The mustard harvest generally commences about the first week in August. There are two sorts known in the trade as brown and white, though the word "yellow" would better describe the latter.

Thousands of sacks of both sorts may be seen in Messrs. Barringer's warehouses. The "brown" is the smaller, but is the most expensive, because an acre of land will not yield so much of it as it will of the "white," and it also exhausts the soil more. It has, however, properties not possessed by the "white," and both sorts are absolutely essential in the making of good mustard.

Messrs. Barringer and Company possess very perfect machinery for husking, grinding, and dressing the mustard, and no pains or expense are spared in order to obtain the finest result. The firm has the accumulated experience of seventy years, but the principals believe it is always possible to learn, and so improvements continue to be made. Quite recently an elaborate machine of a new type has been put up with most satisfactory results.

After the mustard has completed its manufacturing journey it requires to be packed.

Exhibition Show Stand.
Exhibition Show Stand.

Messrs. Barringer and Co. have always been to the front with their packages, and always have on hand a large variety of handsome tins of various sizes and shapes.

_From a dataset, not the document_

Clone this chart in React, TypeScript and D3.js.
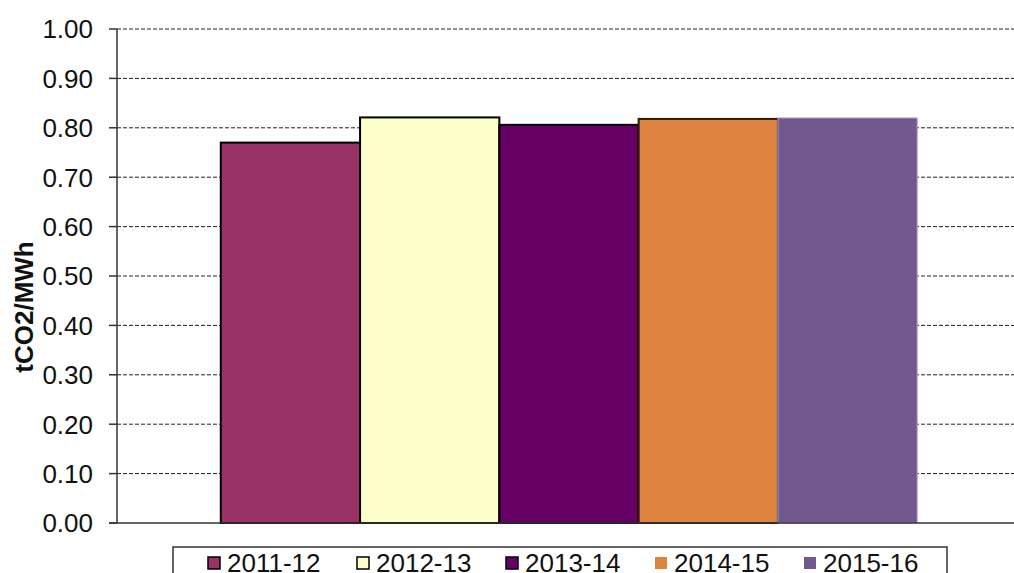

Considerable thought is necessary to choose suitable designs. Messrs. Barringer and Co. have drawn their ideas from many fields. They have frequently had tins bearing representations of flowers—one of the most successful having been of "Chrysanthemums," which were sketched from Mr. Barringer's own collection. They have also had resort to Shakespeare and Scott, to English history, politics, bird life and child life, and to Barnum and football; they have drawn on the Arctic regions, the Tropics, the cities of Europe, the Colonies, and with not least success on the beautiful country in their own neighbourhood.

They have lately introduced a speciality known as "Motor" Mustard, which is packed in blue and yellow lever-lid tins, and which they claim is the most convenient package on the market.

The excellence of the firm's manufactures is evidenced by the large number of prize medals they have obtained at exhibitions in all parts of the world.

We have left ourselves no space to allude to the Blue and Black Lead departments.

They are manufactured and packed in a separate building from the Mustard. Quite a number of girls are employed in this branch, as the Blue has to be wrapped either in paper or calico and then packed into boxes.

Messrs. Barringer and Co. are the manufacturers of Portland Blue, which is packed in ornamental tins, and they also send large quantities of Washing Blue and Black Lead to Australia and the Continent of Europe.